It would seem that shooting oneself in the foot can become an addiction that is dangerous, like sniffing glue or reading Wall Street Journal editorials. Like any addiction it takes more and more of the substance or action to get the same buzz.
This explains why the health insurance business no longer seems to be content with bullets emanating from mere handguns to perform the seemingly ever more necessary self-inflictions. Years of shooting itself in the foot with hand-helds have worn off the allure of such minor pings.
Thus it is that we saw recently the emergence of a truly magnificent weapon–a real blunderbuss, if you will–in the industry's war against its own nether extremities.
Obviously I am talking about Anthem Blue Cross of California's exquisitely timed volley in the form of premium increases of up to 39% for individual policyholders in the Golden State. A blast to take off at least three toes, if I ever saw one.

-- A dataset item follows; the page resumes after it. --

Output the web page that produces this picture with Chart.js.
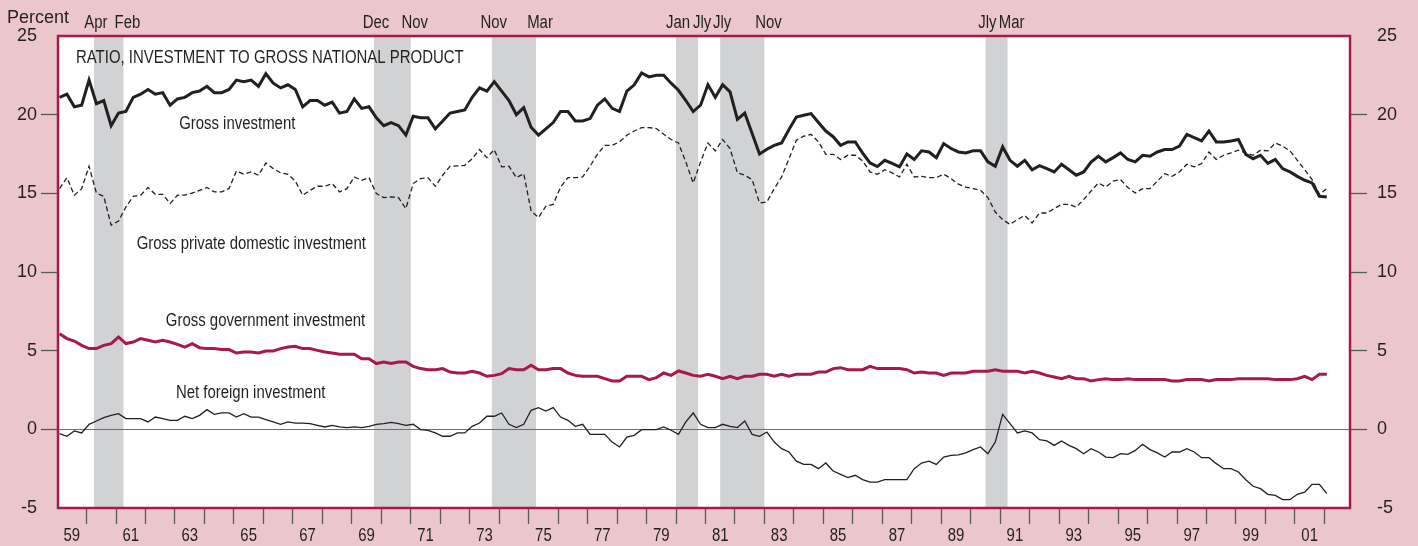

I don't like using the word "clueless" inadvisably, but any other explanation leaves me hard pressed to understand how the company could not foresee that this particular move at this particular time would be like red meat thrown to starving lions (that is, Democrats after Scott Brown's victory in Massachusetts).
Did not a single executive at Anthem and its parent, Wellpoint, have a clue that in our soundbite era no one would pay attention to how actuarially justified these types of increases might be?
(Excuse me, I was mistaken in saying no one would pay attention since America's Health Insurance Plans was interested and decried the 'vilification' when the inevitable attacks were made.)
Even the most well-buttressed arguments and justifications in the world would have had a tough time cutting through the noise that Anthem itself created.
As I wrote in my blog entry, Tone Deaf, at www.lifeandhealtheditor.com, "After experiencing a year of hearing insurers railed at for unrestrained increases in premiums that are crushing businesses and consumers, how on earth do you go ahead and up the ante for some customers by 39%?"